The data shows that the highest summer visitor pressure is concentrated in major coastal and island regions. Cataluña, the Balearic Islands, Veneto, Nouvelle-Aquitaine, and Occitanie recorded the most visitor nights during the summer months, with each region accounting for about 32 million to 40 million nights.
These regions are still popular outside summer, but spring and fall are clearly lower-pressure alternatives. Cataluña remains the busiest of the group in both shoulder seasons, while Nouvelle-Aquitaine and Occitanie show the sharpest drop compared with summer.
| Region | Country | Spring total, 2024 | Summer total, 2024 | Fall total, 2024 |
|---|---|---|---|---|
| Cataluña | Spain | 19,799,582 | 36,690,520 | 19,668,289 |
| Illes Balears | Spain | 15,235,716 | 37,492,183 | 19,565,915 |
| Veneto | Italy | 14,969,426 | 36,014,387 | 15,013,394 |
| Nouvelle-Aquitane | France | 10,415,505 | 33,045,582 | 9,419,037 |
| Occitanie | France | 10,384,418 | 31,946,379 | 9,362,661 |
For travelers planning to visit one of Europe's busiest coastal or island regions, seasonality can make a major difference.
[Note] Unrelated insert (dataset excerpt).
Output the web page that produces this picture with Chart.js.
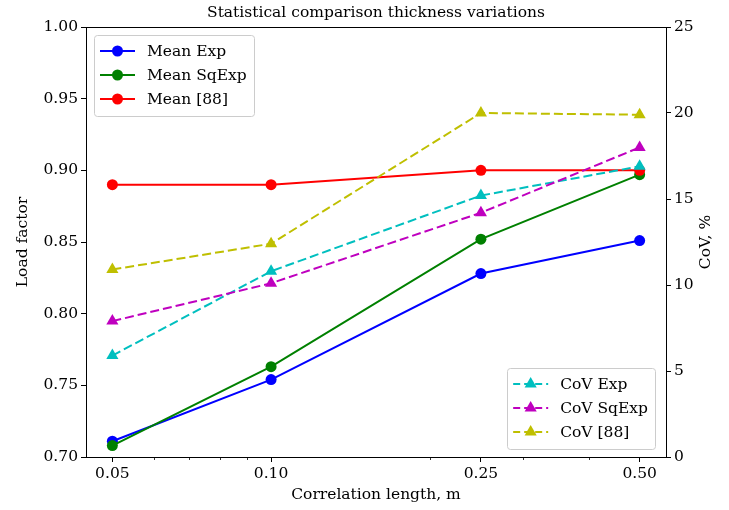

Choosing spring or fall may not mean having the place to yourself, but it can help avoid the heaviest summer crowds and escape the heat.
But not every European summer hotspot follows the same pattern. The Canary Islands in Spain and Madeira in Portugal have balanced tourism calendars, with about a quarter of tourist nights falling in each quarter.
Most international travelers enter Europe through major airports near capitals or large cities, but that does not mean the whole trip has to be there. Think of busy cities such as Paris, Rome, Madrid, Barcelona and Milan as arrival points rather than final destinations.
Instead of stopping in the airport city or heading straight to the most famous beach region, I recommend that travelers use trains, buses, ferries, or local public transport to reach smaller cities, rural areas, and lower-pressure regions nearby, not to mention to lower their footprint.
Day trips can be among the easiest ways to rethink a European summer itinerary without overcomplicating it. When I visited Madrid, I did not stay only in the city. I used it as a base to explore Segovia and Toledo, both about an hour from the capital by high-speed trains. The best places to go in Spain are not necessarily in Madrid or in Barcelona.
Road trips can open even more options, especially in places where public transport is limited. You can explore quaint villages, national parks, wine regions, coastlines and mountain areas that may not appear on a standard first-time Europe itinerary.